Trabzon Ortahisar Belediye Meclisi AK Parti Grup Başkan Vekili Yavuz Şanver bugün bir basın toplantısında Ortahisar Belediyesi personel durumu ile ilgili tartışmalarla ilgili konuştu.
Ortahisar Belediyesinin borç durumu ve geçmiş dönemde yaşanan tartışmalar hakkında da konuşan Şanver şu ifadeleri kullandı:
“Borç ve alacak kalemleri düşüldüğünde toplam borç 442 milyon 300 bin TL civarında görülüyor. 31.03 tarihi itibarıyla TOKİ’ye olan borç da 176 milyon TL civarında. TOKİ borcunu da eklediğimizde belediyeyi yaklaşık 618 milyon 450 bin TL borçla devrettik. Alacakları düşmeden değerlendirirsek borç yaklaşık 800 milyon TL seviyesine çıkıyor.
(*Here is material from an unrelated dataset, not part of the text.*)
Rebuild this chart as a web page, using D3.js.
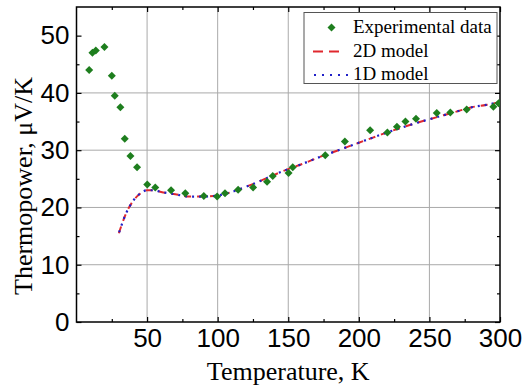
<!DOCTYPE html>
<html>
<head>
<meta charset="utf-8">
<script src="https://cdn.jsdelivr.net/npm/d3@7"></script>
<style>
  body { margin: 0; background: #fff; }
</style>
</head>
<body>
<script>
const w = 525;
const h = 390;

// experimental data (temperature K, thermopower uV/K)
const expT = [9, 11.3, 13.7, 19.8, 25, 27.1, 31.1, 34.2, 38.2, 42.9, 50.1, 55.8, 67, 77.1, 90.2, 99.6, 105.2, 114.5,
  125.1, 135, 139, 150.2, 153.2, 176.2, 190.1, 208, 220.2, 227, 233, 240.5, 255.2, 264.8, 276.4, 295.3, 299];
const expS = [44.0, 47.0, 47.4, 48.0, 43.0, 39.5, 37.5, 32.0, 29.0, 27.0, 24.0, 23.5, 23.0, 22.5, 22.0, 21.9, 22.5, 23.1,
  23.5, 24.5, 25.5, 26.0, 27.0, 29.1, 31.5, 33.5, 33.1, 34.1, 35.0, 35.5, 36.5, 36.6, 37.1, 37.6, 38.2];

// model curves
const modelT = [30, 35, 40, 45, 50, 55, 60, 70, 80, 90, 100, 110, 120, 130, 140, 150, 160, 170, 180, 190, 200,
  210, 220, 230, 240, 250, 260, 270, 280, 290, 300];
const model2D = [15.5, 18.9, 21.1, 22.4, 23.0, 23.0, 22.7, 22.3, 21.9, 21.9, 22.1, 22.7, 23.6, 24.6, 25.7, 26.7, 27.6,
  28.6, 29.5, 30.4, 31.3, 32.2, 33.1, 33.9, 34.7, 35.4, 36.1, 36.8, 37.5, 37.9, 38.4];
const model1D = [15.5, 18.9, 21.1, 22.4, 23.0, 23.0, 22.7, 22.3, 21.9, 21.9, 22.1, 22.7, 23.6, 24.6, 25.7, 26.7, 27.6,
  28.6, 29.5, 30.4, 31.3, 32.2, 33.1, 33.9, 34.7, 35.4, 36.1, 36.8, 37.5, 37.9, 38.4];

// ticks
const xMajor = [50, 100, 150, 200, 250, 300];
const xMinor = [25, 75, 125, 175, 225, 275];
const yMajor = [0, 10, 20, 30, 40, 50];
const yMinor = [5, 15, 25, 35, 45];
const xGrid = [50, 100, 150, 200, 250];
const yGrid = [10, 20, 30, 40];

const legendLabels = ["Experimental data", "2D model", "1D model"];

const pLeft = 76.5, pRight = 500, pTop = 7, pBottom = 322;

let svg = d3.select("body").append("svg")
    .attr("width", w)
    .attr("height", h)
    .style("background-color", "white");

let x = d3.scaleLinear().domain([0, 300]).range([pLeft, pRight]);
let y = d3.scaleLinear().domain([0, 55]).range([pBottom, pTop]);

// grid
svg.append("g").selectAll("line").data(xGrid).join("line")
    .attr("x1", d => x(d)).attr("x2", d => x(d))
    .attr("y1", pTop).attr("y2", pBottom)
    .attr("stroke", "#aaa").attr("stroke-width", 1);
svg.append("g").selectAll("line").data(yGrid).join("line")
    .attr("x1", pLeft).attr("x2", pRight)
    .attr("y1", d => y(d)).attr("y2", d => y(d))
    .attr("stroke", "#aaa").attr("stroke-width", 1);

function styleAxis(g) {
    g.select(".domain").remove();
    g.selectAll("line").attr("stroke", "#000").attr("stroke-width", 1.2);
    g.selectAll("text")
        .attr("font-family", "'Liberation Sans', Arial, sans-serif")
        .attr("font-size", 26)
        .attr("fill", "#000");
}

// bottom
svg.append("g").attr("transform", `translate(0,${pBottom})`)
    .call(d3.axisBottom(x).tickValues(xMajor).tickSize(-5).tickPadding(7))
    .call(styleAxis);
svg.append("g").attr("transform", `translate(0,${pBottom})`)
    .call(d3.axisBottom(x).tickValues(xMinor).tickSize(-3).tickFormat(""))
    .call(styleAxis);
// top
svg.append("g").attr("transform", `translate(0,${pTop})`)
    .call(d3.axisTop(x).tickValues(xMajor).tickSize(-5).tickFormat(""))
    .call(styleAxis);
svg.append("g").attr("transform", `translate(0,${pTop})`)
    .call(d3.axisTop(x).tickValues(xMinor).tickSize(-3).tickFormat(""))
    .call(styleAxis);
// left
svg.append("g").attr("transform", `translate(${pLeft},0)`)
    .call(d3.axisLeft(y).tickValues(yMajor).tickSize(-5).tickPadding(7))
    .call(styleAxis);
svg.append("g").attr("transform", `translate(${pLeft},0)`)
    .call(d3.axisLeft(y).tickValues(yMinor).tickSize(-3).tickFormat(""))
    .call(styleAxis);
// right
svg.append("g").attr("transform", `translate(${pRight},0)`)
    .call(d3.axisRight(y).tickValues(yMajor).tickSize(-5).tickFormat(""))
    .call(styleAxis);
svg.append("g").attr("transform", `translate(${pRight},0)`)
    .call(d3.axisRight(y).tickValues(yMinor).tickSize(-3).tickFormat(""))
    .call(styleAxis);

// frame
svg.append("rect")
    .attr("x", pLeft).attr("y", pTop)
    .attr("width", pRight - pLeft).attr("height", pBottom - pTop)
    .attr("fill", "none").attr("stroke", "#000").attr("stroke-width", 1.5);

svg.append("clipPath").attr("id", "clip")
    .append("rect").attr("x", pLeft).attr("y", pTop)
    .attr("width", pRight - pLeft).attr("height", pBottom - pTop);

let plot = svg.append("g").attr("clip-path", "url(#clip)");

let line = d3.line()
    .x(d => x(d[0]))
    .y(d => y(d[1]))
    .curve(d3.curveMonotoneX);

plot.append("path")
    .datum(d3.zip(modelT, model2D))
    .attr("fill", "none")
    .attr("stroke", "#e0282e")
    .attr("stroke-width", 2)
    .attr("stroke-dasharray", "7,6")
    .attr("d", line);

plot.append("path")
    .datum(d3.zip(modelT, model1D))
    .attr("fill", "none")
    .attr("stroke", "#2020c8")
    .attr("stroke-width", 2.2)
    .attr("stroke-dasharray", "2,5")
    .attr("stroke-dashoffset", -8)
    .attr("d", line);

let diamond = d3.symbol().type(d3.symbolSquare).size(32);

plot.append("g").selectAll("path")
    .data(d3.zip(expT, expS))
    .join("path")
    .attr("d", diamond)
    .attr("transform", d => `translate(${x(d[0])},${y(d[1])}) rotate(45)`)
    .attr("fill", "#1e7e1e");

// legend
let lg = svg.append("g");
lg.append("rect")
    .attr("x", 304).attr("y", 12.5)
    .attr("width", 193).attr("height", 71)
    .attr("fill", "white").attr("stroke", "#555").attr("stroke-width", 1);

let rows = [27.5, 51.5, 75];
lg.append("path")
    .attr("d", diamond)
    .attr("transform", `translate(331.5,${rows[0]}) rotate(45)`)
    .attr("fill", "#1e7e1e");
lg.append("line")
    .attr("x1", 313).attr("x2", 345).attr("y1", rows[1]).attr("y2", rows[1])
    .attr("stroke", "#e0282e").attr("stroke-width", 2).attr("stroke-dasharray", "10,6");
lg.append("line")
    .attr("x1", 314).attr("x2", 352).attr("y1", rows[2]).attr("y2", rows[2])
    .attr("stroke", "#2020c8").attr("stroke-width", 2.2).attr("stroke-dasharray", "2,6");

lg.selectAll("text").data(legendLabels).join("text")
    .attr("x", 353)
    .attr("y", (d, i) => rows[i] + 5)
    .attr("font-family", "'Liberation Serif', 'Times New Roman', serif")
    .attr("font-size", 19)
    .attr("fill", "#000")
    .text(d => d);

// axis titles
svg.append("text")
    .attr("x", (pLeft + pRight) / 2)
    .attr("y", 380)
    .attr("text-anchor", "middle")
    .attr("font-family", "'Liberation Serif', 'Times New Roman', serif")
    .attr("font-size", 26)
    .text("Temperature, K");

svg.append("text")
    .attr("transform", "translate(32,186) rotate(-90)")
    .attr("text-anchor", "middle")
    .attr("font-family", "'Liberation Serif', 'Times New Roman', serif")
    .attr("font-size", 26)
    .text("Thermopower, \u03bcV/K");
</script>
</body>
</html>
CHP döneminde ise belediyenin sorumluluğunda bulunan ORKENT ve ORBEL borçları toplamda 1 milyar 140 milyon TL civarında. Belediyenin alacakları ise 406 milyon TL seviyesinde. Bu rakam düşüldüğünde kalan borç yaklaşık 735 milyon TL’ye denk geliyor. Ancak ne yazık ki TOKİ borcu, 2024 yılı faaliyet raporunda önceki dönemlerde olduğu gibi belirtilmemiştir. Dolayısıyla TOKİ borcunun net tutarını bilemiyoruz.
TOKİ borcunun mahsuplaşma yöntemiyle, bazı alanların devredilmesi suretiyle kapatılacağı yönünde daha önce bir anlaşma olduğu ifade edilmişti. Fakat arazi devirleri gerçekleşmediği için 176 milyon TL olan borç tutarının 200 milyon TL’nin üzerine çıktığı bilgisine ulaşıyoruz. Konu son meclis toplantısında yeniden gündeme geldi ve TOKİ ile çözüm noktasına yaklaşıldığı dile getirildi.
Sayın Cüneyit Bey, basına verdiği son röportajında ‘Ortahisar Belediyesi’nde şirketler dahil yaklaşık 857 milyon TL yük tespit ettik’ demiştir. Yani CHP döneminde belediyeye devredilen borç rakamlarının üzerine 293 milyon TL daha eklenmiş durumda.”
2024 yılında Ortahisar Belediyesi SGK ve vergi olarak 1 kuruş dahi ödeme yapmamıştır. Aralık ayı sonunda yeni çıkan kararname ile İller Bankası’ndan gelen paylardan, Türkiye’deki tüm belediyelerin gelirlerinin belli bir kısmının —yüzde 40’ı aşmamak şartıyla— güncel ve geçmiş dönem borçları için tahsil edilmesine ilişkin kanun yürürlüğe girmiştir. Bu doğrultuda tüm belediyelerden kesinti yapılmaktadır.
Söylediğimiz hiçbir şey lafla değil, resmi ve imzalı belgelere dayanmaktadır. Alışkanlık hâline getirdikleri yalanlamaları ve itirazları burada tekrar göreceğimizden eminim. Ancak bu, kendi verdikleri evrakları inkâr etmeleri anlamına gelir.
Halkımız belediyelerden hizmet bekliyor. Biz de halkımız gibi bu polemiklerden yorulduk. Fakat tarafımıza yöneltilen suçlamalar nedeniyle bu açıklamaları yapma zorunluluğu hissediyoruz. Bu vesileyle devletimizin ilgili resmi kurumlarına da bir çağrı yapmak istiyorum:
Türkiye genelinde benzer tartışmaların yaşanmaması için, yıl sonlarında ve seçim dönemlerinde belediyeler ve belediye iştiraklerinin tüm bilançoları, gelir-gider tabloları ve personel bilgileri net şekilde açıklanmalıdır. Paylaşılacak veriler aynı tarih ve dönem aralığını kapsamalı, kamuoyu doğru ve şeffaf bilgiye ulaşabilmelidir.